You can add or remove directories to the list by using the chain:add-summary-repo and chain:remove-summary-repo functions. By default these functions add/remove the current directory, but you can also specify others. Example:

[~]─> cd ~/.elvish
[~/.elvish]─[⎇ master]─> chain:add-summary-repo
Repo /Users/taazadi1/.elvish added to the list

[~/.elvish]─[⎇ master]─> chain:add-summary-repo ~/.emacs.d ~/.hammerspoon
Repo /Users/taazadi1/.emacs.d added to the list
Repo /Users/taazadi1/.hammerspoon added to the list

[~/.elvish]─[⎇ master]─> chain:summary-status
[2020-05-25] [OK] [⎇ master] ~/.elvish
[2020-05-27] [OK] [⎇ master] ~/.emacs.d
[2020-05-22] [OK] [⎇ master] ~/.hammerspoon

[~/.elvish]─[⎇ master]─> chain:summary-status ~/.elvish/lib/github.com/zzamboni/*
[2020-05-09] [OK] [⎇ master] ~/.elvish/lib/github.com/zzamboni/elvish-completions
[2020-05-08] [OK] [⎇ master] ~/.elvish/lib/github.com/zzamboni/elvish-modules
[2020-05-22] [●] [⎇ master] ~/.elvish/lib/github.com/zzamboni/elvish-themes

[~/.elvish]─[⎇ master]─> chain:summary-status &only-dirty ~/.elvish/lib/github.com/zzamboni/*
[2020-05-22] [●] [⎇ master] ~/.elvish/lib/github.com/zzamboni/elvish-themes

By default, a progress indicator is shown while the repository data is being collected. You can disable this by setting $chain:summary-progress-indicator to $false. The indicator characters to show can be customized by storing a string or list in $chain:summary-progress-steps.

Implementation

Base code and default values

Load the libraries we need.

use re
use str
use path

We use href’s gitstatus library for the git functions.

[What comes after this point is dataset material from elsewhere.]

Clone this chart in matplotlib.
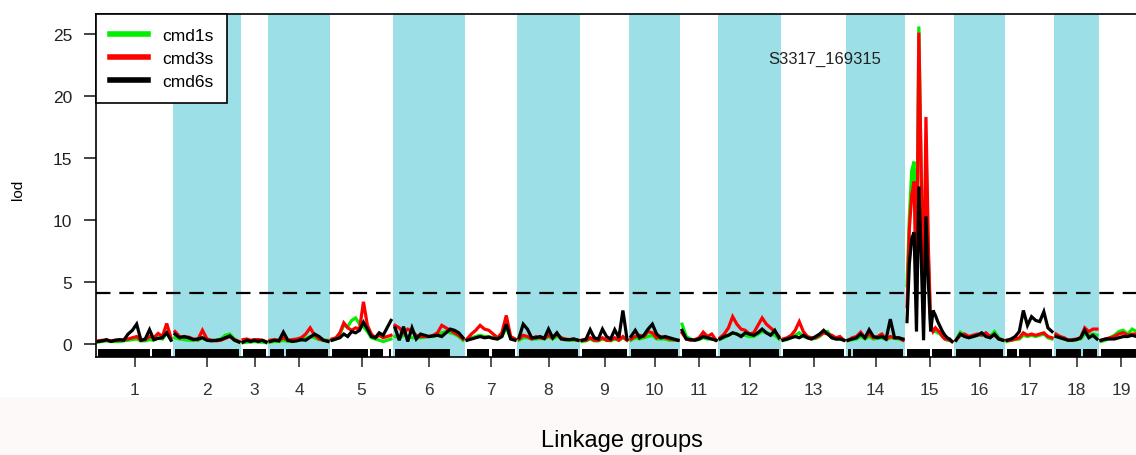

use github.com/href/elvish-gitstatus/gitstatus
use github.com/zzamboni/elvish-modules/spinners

Set up the default values for the chains (all can be configured by assigning to the appropriate variable):

prompt-segments = $prompt-segments-defaults
rprompt-segments = $rprompt-segments-defaults

Set up the default values for the glyphs used in the different chains. Note that some of the Unicode glyphs may need an extra space after them so that the character does not run into the next one in the terminal. This is highly dependent on the font you use, so please fine tune as needed. The default values work fine for the Inconsolata font I use.

default-glyph = [
  &git-branch=    "⎇"
  &git-dirty=     "●"
  &git-ahead=     "⬆"
  &git-behind=    "⬇"
  &git-staged=    "✔"
  &git-untracked= "+"
  &git-deleted=   "-"
  &su=            "⚡"
  &chain=         "─"
  &session=       "▪"
  &arrow=         ">"
]

Styling for each built-in segment. The value must be a valid argument to styled.

default-segment-style = [
  &git-branch=    [ blue         ]
  &git-dirty=     [ yellow       ]
  &git-ahead=     [ red          ]
  &git-behind=    [ red          ]
  &git-staged=    [ green        ]
  &git-untracked= [ red          ]
  &git-deleted=   [ red          ]
  &git-combined=  [ default      ]
  &git-timestamp= [ cyan         ]
  &git-repo=      [ blue         ]
  &su=            [ yellow       ]
  &chain=         [ default      ]
  &arrow=         [ green        ]
  &dir=           [ cyan         ]
  &session=       [ session      ]
  &timestamp=     [ bright-black ]
]

The $glyph and $segment-style maps are where the user can assign their custom glyphs or styles. Both are empty by default. If an element does not exist in these variables, the corresponding default value is used.

glyph = [&]
segment-style = [&]

To how many letters to abbreviate directories in the path - 0 to show in full.

prompt-pwd-dir-length = 1

Format to use for the timestamp segment, in strftime(3) format.

timestamp-format = "%R"

User ID that will trigger the su segment. Defaults to root (UID 0).

root-id = 0

Whether the prompt should be bold.

bold-prompt = $false

Whether the last segment should be separated by a chain or not. This can be used to designate some special character in the arrow segment and have it shown without a separator.

show-last-chain = $true

Whether a space should be added at the end of the arrow segment. Defaults to $true, but you may want to set it to $false depending on the characters you use for the arrow segment.

space-after-arrow = $true

The git-get-timestamp function gets executed to produce the text to be displayed in the git-timestamp module. You can change it if you want to change the format of what gets displayed.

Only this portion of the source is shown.